Provided material:
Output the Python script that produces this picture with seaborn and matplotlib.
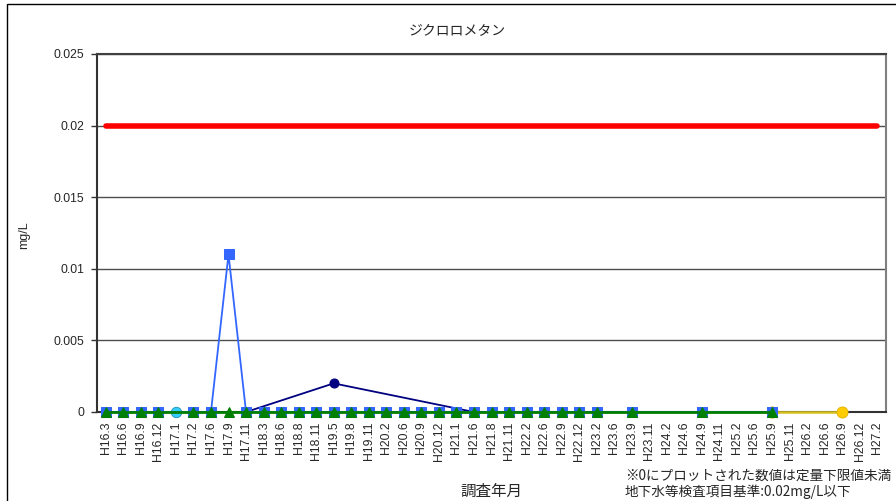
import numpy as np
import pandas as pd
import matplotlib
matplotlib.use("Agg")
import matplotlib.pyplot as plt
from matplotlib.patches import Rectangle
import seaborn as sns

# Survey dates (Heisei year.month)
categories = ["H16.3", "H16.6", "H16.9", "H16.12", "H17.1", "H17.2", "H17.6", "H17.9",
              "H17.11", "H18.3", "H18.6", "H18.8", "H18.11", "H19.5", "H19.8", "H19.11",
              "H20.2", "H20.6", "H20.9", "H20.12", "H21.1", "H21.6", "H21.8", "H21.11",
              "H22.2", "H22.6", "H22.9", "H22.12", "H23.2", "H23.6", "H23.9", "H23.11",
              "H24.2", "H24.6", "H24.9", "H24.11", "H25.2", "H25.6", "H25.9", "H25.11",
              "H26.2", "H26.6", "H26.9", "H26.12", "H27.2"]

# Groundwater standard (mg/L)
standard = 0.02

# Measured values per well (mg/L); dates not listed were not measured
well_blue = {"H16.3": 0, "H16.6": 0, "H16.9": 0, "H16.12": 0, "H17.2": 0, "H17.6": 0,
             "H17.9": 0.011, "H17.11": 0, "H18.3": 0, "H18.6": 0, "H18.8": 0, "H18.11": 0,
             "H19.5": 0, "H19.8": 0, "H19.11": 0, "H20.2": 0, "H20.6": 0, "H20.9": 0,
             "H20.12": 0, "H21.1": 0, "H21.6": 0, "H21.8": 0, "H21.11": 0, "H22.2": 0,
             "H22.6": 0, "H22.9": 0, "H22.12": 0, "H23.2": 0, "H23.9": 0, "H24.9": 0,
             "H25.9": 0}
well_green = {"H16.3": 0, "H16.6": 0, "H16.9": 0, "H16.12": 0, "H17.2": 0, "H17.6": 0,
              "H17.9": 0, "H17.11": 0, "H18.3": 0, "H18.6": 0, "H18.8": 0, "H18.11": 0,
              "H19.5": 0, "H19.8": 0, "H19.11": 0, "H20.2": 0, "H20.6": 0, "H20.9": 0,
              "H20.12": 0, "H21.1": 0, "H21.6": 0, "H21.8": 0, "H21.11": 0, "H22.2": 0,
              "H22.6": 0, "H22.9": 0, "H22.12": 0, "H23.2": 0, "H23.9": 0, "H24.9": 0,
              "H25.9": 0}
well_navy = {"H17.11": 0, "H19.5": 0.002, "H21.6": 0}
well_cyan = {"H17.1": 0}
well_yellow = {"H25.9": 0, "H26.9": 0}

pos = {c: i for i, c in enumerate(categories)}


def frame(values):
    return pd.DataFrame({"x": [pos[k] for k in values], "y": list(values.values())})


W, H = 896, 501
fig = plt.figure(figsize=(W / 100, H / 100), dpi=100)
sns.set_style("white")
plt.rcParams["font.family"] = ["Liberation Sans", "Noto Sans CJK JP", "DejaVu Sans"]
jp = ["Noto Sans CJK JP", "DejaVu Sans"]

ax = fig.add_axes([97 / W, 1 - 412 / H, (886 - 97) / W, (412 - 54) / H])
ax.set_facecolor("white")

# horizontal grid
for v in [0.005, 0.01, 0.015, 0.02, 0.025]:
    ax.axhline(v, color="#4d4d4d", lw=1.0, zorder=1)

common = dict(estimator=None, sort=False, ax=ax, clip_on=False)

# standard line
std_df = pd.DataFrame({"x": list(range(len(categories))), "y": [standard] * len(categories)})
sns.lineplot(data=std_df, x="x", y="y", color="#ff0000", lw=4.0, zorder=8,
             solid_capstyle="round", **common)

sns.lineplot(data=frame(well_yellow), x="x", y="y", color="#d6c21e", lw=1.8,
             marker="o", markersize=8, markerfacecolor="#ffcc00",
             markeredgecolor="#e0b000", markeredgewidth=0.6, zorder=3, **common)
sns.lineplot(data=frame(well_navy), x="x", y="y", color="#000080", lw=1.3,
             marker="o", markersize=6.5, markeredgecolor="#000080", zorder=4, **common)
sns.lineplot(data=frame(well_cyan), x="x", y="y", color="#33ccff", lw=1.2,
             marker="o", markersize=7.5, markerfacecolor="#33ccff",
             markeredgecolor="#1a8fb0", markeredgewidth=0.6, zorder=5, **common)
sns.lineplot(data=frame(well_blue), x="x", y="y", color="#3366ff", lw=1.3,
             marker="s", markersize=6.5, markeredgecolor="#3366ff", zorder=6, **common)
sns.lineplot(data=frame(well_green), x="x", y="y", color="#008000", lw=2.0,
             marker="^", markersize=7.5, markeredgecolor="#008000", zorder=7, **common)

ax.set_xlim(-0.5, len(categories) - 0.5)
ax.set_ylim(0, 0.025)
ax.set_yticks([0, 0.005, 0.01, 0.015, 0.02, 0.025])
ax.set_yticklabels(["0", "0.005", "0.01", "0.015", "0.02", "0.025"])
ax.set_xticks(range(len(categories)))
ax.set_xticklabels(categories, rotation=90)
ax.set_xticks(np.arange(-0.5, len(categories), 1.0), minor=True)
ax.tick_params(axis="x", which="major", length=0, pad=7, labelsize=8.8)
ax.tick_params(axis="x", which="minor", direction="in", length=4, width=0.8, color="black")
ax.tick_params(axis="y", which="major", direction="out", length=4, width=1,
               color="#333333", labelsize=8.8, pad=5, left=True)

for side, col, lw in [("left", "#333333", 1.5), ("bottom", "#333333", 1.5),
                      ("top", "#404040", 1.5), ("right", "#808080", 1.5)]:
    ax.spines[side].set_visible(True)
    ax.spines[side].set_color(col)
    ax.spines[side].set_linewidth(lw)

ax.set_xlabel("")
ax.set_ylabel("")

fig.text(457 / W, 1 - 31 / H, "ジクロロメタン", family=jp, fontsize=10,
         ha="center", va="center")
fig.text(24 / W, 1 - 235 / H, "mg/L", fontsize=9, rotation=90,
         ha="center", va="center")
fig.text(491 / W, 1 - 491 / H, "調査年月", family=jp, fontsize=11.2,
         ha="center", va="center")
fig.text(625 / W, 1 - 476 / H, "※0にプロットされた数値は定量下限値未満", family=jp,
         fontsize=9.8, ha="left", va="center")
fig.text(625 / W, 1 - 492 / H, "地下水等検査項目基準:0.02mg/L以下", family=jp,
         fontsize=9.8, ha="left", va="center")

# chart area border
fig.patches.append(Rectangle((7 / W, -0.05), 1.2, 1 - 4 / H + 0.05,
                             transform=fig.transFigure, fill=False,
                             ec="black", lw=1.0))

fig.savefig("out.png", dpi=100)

Problem requirements: Copy all the data exactly as written, but skip any picture.

Finished task:
Output the Python script that produces this picture with seaborn and matplotlib.
import numpy as np
import pandas as pd
import matplotlib
matplotlib.use("Agg")
import matplotlib.pyplot as plt
from matplotlib.patches import Rectangle
import seaborn as sns

# Survey dates (Heisei year.month)
categories = ["H16.3", "H16.6", "H16.9", "H16.12", "H17.1", "H17.2", "H17.6", "H17.9",
              "H17.11", "H18.3", "H18.6", "H18.8", "H18.11", "H19.5", "H19.8", "H19.11",
              "H20.2", "H20.6", "H20.9", "H20.12", "H21.1", "H21.6", "H21.8", "H21.11",
              "H22.2", "H22.6", "H22.9", "H22.12", "H23.2", "H23.6", "H23.9", "H23.11",
              "H24.2", "H24.6", "H24.9", "H24.11", "H25.2", "H25.6", "H25.9", "H25.11",
              "H26.2", "H26.6", "H26.9", "H26.12", "H27.2"]

# Groundwater standard (mg/L)
standard = 0.02

# Measured values per well (mg/L); dates not listed were not measured
well_blue = {"H16.3": 0, "H16.6": 0, "H16.9": 0, "H16.12": 0, "H17.2": 0, "H17.6": 0,
             "H17.9": 0.011, "H17.11": 0, "H18.3": 0, "H18.6": 0, "H18.8": 0, "H18.11": 0,
             "H19.5": 0, "H19.8": 0, "H19.11": 0, "H20.2": 0, "H20.6": 0, "H20.9": 0,
             "H20.12": 0, "H21.1": 0, "H21.6": 0, "H21.8": 0, "H21.11": 0, "H22.2": 0,
             "H22.6": 0, "H22.9": 0, "H22.12": 0, "H23.2": 0, "H23.9": 0, "H24.9": 0,
             "H25.9": 0}
well_green = {"H16.3": 0, "H16.6": 0, "H16.9": 0, "H16.12": 0, "H17.2": 0, "H17.6": 0,
              "H17.9": 0, "H17.11": 0, "H18.3": 0, "H18.6": 0, "H18.8": 0, "H18.11": 0,
              "H19.5": 0, "H19.8": 0, "H19.11": 0, "H20.2": 0, "H20.6": 0, "H20.9": 0,
              "H20.12": 0, "H21.1": 0, "H21.6": 0, "H21.8": 0, "H21.11": 0, "H22.2": 0,
              "H22.6": 0, "H22.9": 0, "H22.12": 0, "H23.2": 0, "H23.9": 0, "H24.9": 0,
              "H25.9": 0}
well_navy = {"H17.11": 0, "H19.5": 0.002, "H21.6": 0}
well_cyan = {"H17.1": 0}
well_yellow = {"H25.9": 0, "H26.9": 0}

pos = {c: i for i, c in enumerate(categories)}


def frame(values):
    return pd.DataFrame({"x": [pos[k] for k in values], "y": list(values.values())})


W, H = 896, 501
fig = plt.figure(figsize=(W / 100, H / 100), dpi=100)
sns.set_style("white")
plt.rcParams["font.family"] = ["Liberation Sans", "Noto Sans CJK JP", "DejaVu Sans"]
jp = ["Noto Sans CJK JP", "DejaVu Sans"]

ax = fig.add_axes([97 / W, 1 - 412 / H, (886 - 97) / W, (412 - 54) / H])
ax.set_facecolor("white")

# horizontal grid
for v in [0.005, 0.01, 0.015, 0.02, 0.025]:
    ax.axhline(v, color="#4d4d4d", lw=1.0, zorder=1)

common = dict(estimator=None, sort=False, ax=ax, clip_on=False)

# standard line
std_df = pd.DataFrame({"x": list(range(len(categories))), "y": [standard] * len(categories)})
sns.lineplot(data=std_df, x="x", y="y", color="#ff0000", lw=4.0, zorder=8,
             solid_capstyle="round", **common)

sns.lineplot(data=frame(well_yellow), x="x", y="y", color="#d6c21e", lw=1.8,
             marker="o", markersize=8, markerfacecolor="#ffcc00",
             markeredgecolor="#e0b000", markeredgewidth=0.6, zorder=3, **common)
sns.lineplot(data=frame(well_navy), x="x", y="y", color="#000080", lw=1.3,
             marker="o", markersize=6.5, markeredgecolor="#000080", zorder=4, **common)
sns.lineplot(data=frame(well_cyan), x="x", y="y", color="#33ccff", lw=1.2,
             marker="o", markersize=7.5, markerfacecolor="#33ccff",
             markeredgecolor="#1a8fb0", markeredgewidth=0.6, zorder=5, **common)
sns.lineplot(data=frame(well_blue), x="x", y="y", color="#3366ff", lw=1.3,
             marker="s", markersize=6.5, markeredgecolor="#3366ff", zorder=6, **common)
sns.lineplot(data=frame(well_green), x="x", y="y", color="#008000", lw=2.0,
             marker="^", markersize=7.5, markeredgecolor="#008000", zorder=7, **common)

ax.set_xlim(-0.5, len(categories) - 0.5)
ax.set_ylim(0, 0.025)
ax.set_yticks([0, 0.005, 0.01, 0.015, 0.02, 0.025])
ax.set_yticklabels(["0", "0.005", "0.01", "0.015", "0.02", "0.025"])
ax.set_xticks(range(len(categories)))
ax.set_xticklabels(categories, rotation=90)
ax.set_xticks(np.arange(-0.5, len(categories), 1.0), minor=True)
ax.tick_params(axis="x", which="major", length=0, pad=7, labelsize=8.8)
ax.tick_params(axis="x", which="minor", direction="in", length=4, width=0.8, color="black")
ax.tick_params(axis="y", which="major", direction="out", length=4, width=1,
               color="#333333", labelsize=8.8, pad=5, left=True)

for side, col, lw in [("left", "#333333", 1.5), ("bottom", "#333333", 1.5),
                      ("top", "#404040", 1.5), ("right", "#808080", 1.5)]:
    ax.spines[side].set_visible(True)
    ax.spines[side].set_color(col)
    ax.spines[side].set_linewidth(lw)

ax.set_xlabel("")
ax.set_ylabel("")

fig.text(457 / W, 1 - 31 / H, "ジクロロメタン", family=jp, fontsize=10,
         ha="center", va="center")
fig.text(24 / W, 1 - 235 / H, "mg/L", fontsize=9, rotation=90,
         ha="center", va="center")
fig.text(491 / W, 1 - 491 / H, "調査年月", family=jp, fontsize=11.2,
         ha="center", va="center")
fig.text(625 / W, 1 - 476 / H, "※0にプロットされた数値は定量下限値未満", family=jp,
         fontsize=9.8, ha="left", va="center")
fig.text(625 / W, 1 - 492 / H, "地下水等検査項目基準:0.02mg/L以下", family=jp,
         fontsize=9.8, ha="left", va="center")

# chart area border
fig.patches.append(Rectangle((7 / W, -0.05), 1.2, 1 - 4 / H + 0.05,
                             transform=fig.transFigure, fill=False,
                             ec="black", lw=1.0))

fig.savefig("out.png", dpi=100)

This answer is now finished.